Earlier we described how to compute the strength of an explanation as a function of its pros and cons (see Eq. 15) and we proposed to use this score to rank hotels for recommendations. To evaluate how well this might work we need a ground-truth against which to judge our hotel recommendations. We propose the average rating that is available alongside each TripAdvisor hotel for this; a similar approach has been used by [6, 7].

For each recommendation session we re-rank the recommended hotels (including the booked hotel) according to the strength of their basic and compelling recommendations and note the average position of the booked hotel. Then we compare the average rating of the booked hotel to the average ratings of the hotels above and below the booked hotel in the ranking. Ideally we would like to see all hotels above the booked hotel to have better average ratings and all hotels ranked below the booked hotel to have lower average ratings.

It noteworthy that we can expect this to be a tough test. After all the user chose the booked hotel for a reason and so we can expect it to be a highly rated one, all things being equal. Related to this, it is also worth noting that the average ratings for hotels in the recommendation sessions tend to be very high — TripAdvisor is unlikely to suggest poorly rated hotels — and so rating diversity can be low within sessions providing little opportunity for measurable ranking improvement. To deal with this we ordered our sessions based on variance of average user ratings (across the hotels in each session) and selected the top 20 % (200 sessions) that had the highest average user rating variance.

Fig. 5.
figure 5

A comparison of recommendation ranking results for basic and compelling explanations, showing only the first 9 rank positions. The solid horizontal lines indicate the average rank of the booked hotel. In each pair of bars, the green (left) show the average number of better-rated hotels above and below the booked hotel using our rankings. And in each pair the red bars (right) show the number of lower rated hotels above and below the booked hotel.

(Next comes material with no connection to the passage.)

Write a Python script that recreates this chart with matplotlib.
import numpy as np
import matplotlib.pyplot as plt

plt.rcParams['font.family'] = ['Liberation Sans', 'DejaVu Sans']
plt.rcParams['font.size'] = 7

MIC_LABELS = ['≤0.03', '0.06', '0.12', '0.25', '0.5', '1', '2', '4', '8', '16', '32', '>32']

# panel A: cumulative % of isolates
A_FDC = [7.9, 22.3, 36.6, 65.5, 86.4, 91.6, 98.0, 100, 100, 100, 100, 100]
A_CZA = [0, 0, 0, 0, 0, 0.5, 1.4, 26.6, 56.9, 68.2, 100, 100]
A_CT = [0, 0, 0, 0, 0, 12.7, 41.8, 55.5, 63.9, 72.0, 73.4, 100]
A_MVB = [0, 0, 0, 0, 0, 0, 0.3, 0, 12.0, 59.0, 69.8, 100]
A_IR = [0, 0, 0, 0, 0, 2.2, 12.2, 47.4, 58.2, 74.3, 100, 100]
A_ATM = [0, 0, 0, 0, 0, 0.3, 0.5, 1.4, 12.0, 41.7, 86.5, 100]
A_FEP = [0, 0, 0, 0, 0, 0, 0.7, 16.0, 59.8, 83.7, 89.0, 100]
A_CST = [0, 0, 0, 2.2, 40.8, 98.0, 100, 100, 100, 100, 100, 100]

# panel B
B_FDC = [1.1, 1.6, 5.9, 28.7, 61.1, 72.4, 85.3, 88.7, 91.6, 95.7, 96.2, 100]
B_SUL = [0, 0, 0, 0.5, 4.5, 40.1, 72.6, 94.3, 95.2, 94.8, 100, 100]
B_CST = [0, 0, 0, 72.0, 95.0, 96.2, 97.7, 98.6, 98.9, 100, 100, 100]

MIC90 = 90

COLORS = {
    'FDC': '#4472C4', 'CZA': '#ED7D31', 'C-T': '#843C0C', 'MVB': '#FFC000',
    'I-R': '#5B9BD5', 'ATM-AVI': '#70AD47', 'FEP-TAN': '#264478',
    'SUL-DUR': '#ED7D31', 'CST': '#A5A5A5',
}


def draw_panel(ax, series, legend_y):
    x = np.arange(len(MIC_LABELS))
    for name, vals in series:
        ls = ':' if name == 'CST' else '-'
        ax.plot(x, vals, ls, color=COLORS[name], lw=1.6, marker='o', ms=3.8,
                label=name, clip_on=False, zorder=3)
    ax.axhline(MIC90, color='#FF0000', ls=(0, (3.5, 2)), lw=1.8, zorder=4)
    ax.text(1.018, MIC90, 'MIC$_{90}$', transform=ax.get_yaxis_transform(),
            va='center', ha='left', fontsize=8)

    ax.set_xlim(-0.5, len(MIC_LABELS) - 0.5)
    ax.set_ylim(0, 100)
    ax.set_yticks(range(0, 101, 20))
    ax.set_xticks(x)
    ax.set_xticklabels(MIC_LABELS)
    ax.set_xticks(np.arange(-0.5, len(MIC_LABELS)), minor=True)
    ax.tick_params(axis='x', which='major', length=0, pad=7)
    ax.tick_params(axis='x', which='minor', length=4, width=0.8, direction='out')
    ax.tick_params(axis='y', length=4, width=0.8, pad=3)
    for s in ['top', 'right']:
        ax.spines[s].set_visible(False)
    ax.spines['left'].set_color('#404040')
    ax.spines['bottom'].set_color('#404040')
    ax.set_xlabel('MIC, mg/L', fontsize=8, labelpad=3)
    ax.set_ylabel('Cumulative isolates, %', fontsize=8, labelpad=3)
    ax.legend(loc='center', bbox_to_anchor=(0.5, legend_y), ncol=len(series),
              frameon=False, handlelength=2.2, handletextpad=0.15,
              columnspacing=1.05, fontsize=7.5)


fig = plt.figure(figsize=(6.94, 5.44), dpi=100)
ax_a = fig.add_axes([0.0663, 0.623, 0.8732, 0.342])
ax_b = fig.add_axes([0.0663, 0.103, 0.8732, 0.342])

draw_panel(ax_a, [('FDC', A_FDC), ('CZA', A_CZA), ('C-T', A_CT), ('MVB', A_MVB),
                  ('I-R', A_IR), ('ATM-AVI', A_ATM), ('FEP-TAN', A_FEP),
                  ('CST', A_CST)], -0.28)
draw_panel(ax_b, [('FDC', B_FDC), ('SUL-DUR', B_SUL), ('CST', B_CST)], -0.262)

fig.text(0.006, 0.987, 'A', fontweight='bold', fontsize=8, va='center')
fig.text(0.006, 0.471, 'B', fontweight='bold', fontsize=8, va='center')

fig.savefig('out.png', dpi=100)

The results are shown in Fig. 5 as a bar chart that needs some explanation. First the horizontal lines that bound the charts at the top and the bottom represent the position of the top ranked hotel (position 1 in the ranking) and the position of the bottom ranked hotel (position 10 in the ranking). Between these boundaries there are two separate bar charts for the rankings based on the strength of: (a) basic explanations; (b) compelling explanations. The horizontal origin-line for each bar-chart is positioned between the top and bottom boundaries to reflect the average position of the booked hotel in each session. For basic explanations the booked hotel is ranked on average at position 5.06 and for compelling explanations the booked hotel is ranked a little lower at 5.14.

Next, each bar-chart contains 2 bars to reflect the number of recommendations that have a higher average rating than the booked hotel (the left-hand bar) and the number of recommendations with a lower average user rating than the booked hotel (the right-hand bar). The vertical position of these bars relative to the origin-line indicates whether these higher or lower rated hotels appear above or below the booked hotel in the ranking.

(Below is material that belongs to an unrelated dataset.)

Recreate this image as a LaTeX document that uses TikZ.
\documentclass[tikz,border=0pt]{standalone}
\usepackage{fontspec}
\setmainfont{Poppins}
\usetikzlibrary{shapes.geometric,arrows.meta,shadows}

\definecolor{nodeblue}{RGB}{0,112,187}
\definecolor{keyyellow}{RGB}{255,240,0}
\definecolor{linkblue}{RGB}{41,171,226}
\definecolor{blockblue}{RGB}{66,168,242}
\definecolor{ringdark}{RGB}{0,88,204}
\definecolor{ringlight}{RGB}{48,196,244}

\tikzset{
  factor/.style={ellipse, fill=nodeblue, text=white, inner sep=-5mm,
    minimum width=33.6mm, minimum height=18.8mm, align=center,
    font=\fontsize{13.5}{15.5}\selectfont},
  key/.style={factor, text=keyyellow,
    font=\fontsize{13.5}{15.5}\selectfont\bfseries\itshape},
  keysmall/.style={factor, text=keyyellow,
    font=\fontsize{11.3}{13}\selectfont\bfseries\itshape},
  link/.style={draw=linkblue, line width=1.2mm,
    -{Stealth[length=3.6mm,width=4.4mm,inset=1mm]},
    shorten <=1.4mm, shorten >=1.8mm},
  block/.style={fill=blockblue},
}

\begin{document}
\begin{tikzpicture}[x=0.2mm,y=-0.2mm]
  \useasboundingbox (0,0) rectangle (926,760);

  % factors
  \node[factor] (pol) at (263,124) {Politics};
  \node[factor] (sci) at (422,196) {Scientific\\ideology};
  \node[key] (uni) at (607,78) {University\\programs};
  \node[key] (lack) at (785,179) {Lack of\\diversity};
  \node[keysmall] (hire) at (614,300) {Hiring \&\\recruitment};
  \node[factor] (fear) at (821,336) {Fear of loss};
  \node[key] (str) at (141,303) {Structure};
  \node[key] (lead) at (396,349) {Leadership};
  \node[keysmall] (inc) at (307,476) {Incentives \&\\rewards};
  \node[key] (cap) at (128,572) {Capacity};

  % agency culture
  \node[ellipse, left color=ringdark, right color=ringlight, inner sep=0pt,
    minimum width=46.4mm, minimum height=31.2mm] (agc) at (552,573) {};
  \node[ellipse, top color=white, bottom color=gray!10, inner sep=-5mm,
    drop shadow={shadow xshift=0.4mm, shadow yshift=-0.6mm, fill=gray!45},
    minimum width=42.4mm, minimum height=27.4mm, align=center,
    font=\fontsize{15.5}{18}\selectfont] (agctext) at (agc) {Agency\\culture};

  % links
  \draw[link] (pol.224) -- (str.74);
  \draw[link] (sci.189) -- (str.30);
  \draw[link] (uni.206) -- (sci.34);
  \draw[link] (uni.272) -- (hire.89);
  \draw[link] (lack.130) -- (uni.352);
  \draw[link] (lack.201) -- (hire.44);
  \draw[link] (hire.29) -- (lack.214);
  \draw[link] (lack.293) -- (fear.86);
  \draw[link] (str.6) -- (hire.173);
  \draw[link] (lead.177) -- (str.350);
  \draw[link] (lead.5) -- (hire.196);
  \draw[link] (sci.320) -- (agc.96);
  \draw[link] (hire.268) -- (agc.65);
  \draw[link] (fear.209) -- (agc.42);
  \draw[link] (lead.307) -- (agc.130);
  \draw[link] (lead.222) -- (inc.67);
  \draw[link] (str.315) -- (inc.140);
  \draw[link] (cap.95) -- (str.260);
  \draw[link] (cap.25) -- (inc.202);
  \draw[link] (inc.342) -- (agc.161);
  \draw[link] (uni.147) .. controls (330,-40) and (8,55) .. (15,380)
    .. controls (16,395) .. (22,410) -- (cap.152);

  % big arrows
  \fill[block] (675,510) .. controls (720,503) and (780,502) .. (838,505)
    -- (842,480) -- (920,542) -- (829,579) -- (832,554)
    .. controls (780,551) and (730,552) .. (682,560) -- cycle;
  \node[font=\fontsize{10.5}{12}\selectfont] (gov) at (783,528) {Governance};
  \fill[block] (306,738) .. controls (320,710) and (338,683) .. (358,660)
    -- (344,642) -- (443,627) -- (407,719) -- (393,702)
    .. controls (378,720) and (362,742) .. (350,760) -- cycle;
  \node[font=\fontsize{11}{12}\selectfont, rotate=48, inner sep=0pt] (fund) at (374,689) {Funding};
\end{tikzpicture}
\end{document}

For example, for the compelling explanations (Fig. 5(b)) we see: the booked hotel ranked at position 5.14; an average of 3.21 recommendations above it with higher average ratings; only 0.63 hotels with higher ratings ranked below it (left-hand bar). This is good because it means that by ranking hotels by the strength of their explanations we are able to produce a ranking that tends to push a large majority (\(84\,\%\)) of higher rated hotels above the booked hotel. Next we look at the bar corresponding to lower rated hotels (right hand bar). Most of these lower rated hotels (1.70) are ranked below the booked hotel, but some (1.39) are ranked above. Again this is positive as it means that our explanation-based ranking tends to rank most of the poorer quality hotels below the booked one, although sometimes a lower rated hotel is ranked above the booked hotel. The results are broadly similar when we look at the basic explanations, although slightly fewer higher ranked hotels appear above the booked hotel.

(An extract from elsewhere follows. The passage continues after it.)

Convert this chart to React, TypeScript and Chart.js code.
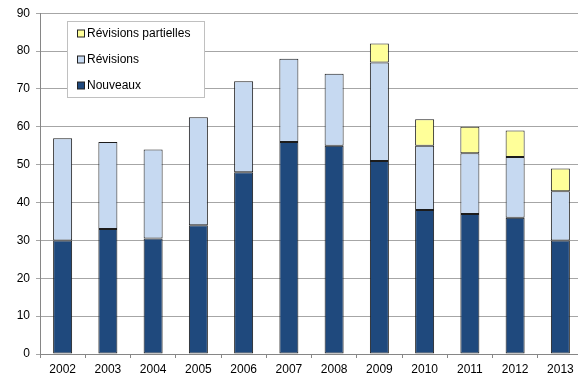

6 Discussion and Limitations

To sum up, we have described a novel approach to generating explanations for opinionated recommender systems that can be used not only to help justify recommendations to users, but also to influence the recommendation ranking. In the space available we have left out many details and a number of items remain open for discussion, for example:

  1. 1.

    In our evaluation we base our profiles on reviews that have been authored by users but this introduces a significant cold-start problem in practice since most users are not active reviewers. Nevertheless there are many other ways to generate profiles such as mining opinions from reviews that users have rated, liked, or simply read. Moreover, even when user profiles remain lacking in features we could use those features we have to identify similar users and harness their profiles (and the features that matter to them) when generating explanations for the target user.

  2. 2.

    We have also said relatively little about how explanations might be presented to users, other than by showing one concrete example. Again this is a matter for future work where we will consider a variety of recommendation interfaces and styles, each emphasising different aspects of explanations. It will be interesting to see which styles users will find most helpful and compelling, and whether these do in fact support more satisfactory choices.

  3. 3.

    While the evaluation results on ranking are far from conclusive, they do suggest that using explanations for ranking can deliver a high quality ordering of recommendations. Indeed, when we compute the average rank correlation between the ground-truth (average TripAdvisor rating) ordering and the basic or compelling based orderings, we find correlation values of approximately 0.62 indicating a reasonable correlation between our explanation-based rankings and the ground-truth; this is yet another sign that the explanation-based approach is effective for recommendation ranking.

  4. 4.

    Finally, we have limited our research, thus far, to focusing on hotel reviews from TripAdvsor. However, there is nothing in the work that suggests this should be a limitation. In fact earlier work by [68] has applied similar opinion mining techniques to good effect to other types of user reviews such as those found on Amazon for consumer electronic products.

7 Conclusions

This work builds on recent research in the case-based reasoning community by bringing together ideas from CBR, opinion mining, and recommender systems. Its main contribution is a novel approach to explanation that can also be used to influence recommendation ranking. Rather than relying on similarity as a proxy for user relevance we base recommendation decisions on the ability to explain/justify recommendations to the user; this bears a resemblance to the work [22] which proposed the use of adaptation knowledge as a part of the case retrieval and ranking process, arguing that adaptability served as a more reliable metric for retrieval than traditional notions of similarity.

This is very much a work in progress. We have described our approach to generating explanations and provided some point examples on how such explanations might be used in practice. We analysed the structure of these explanations based on a TripAdvisor dataset of hotel reviews. We demonstrated that it is feasible to generate compelling explanations as part of the recommendation process, and that these explanations could be used for effective ranking.

Future work will focus on live-user trials of this approach. This will include experimenting with different presentation formats for our explanation structures to investigate whether users find them more or less useful, and whether there is evidence to suggest that such explanations do lead to better decisions in practice.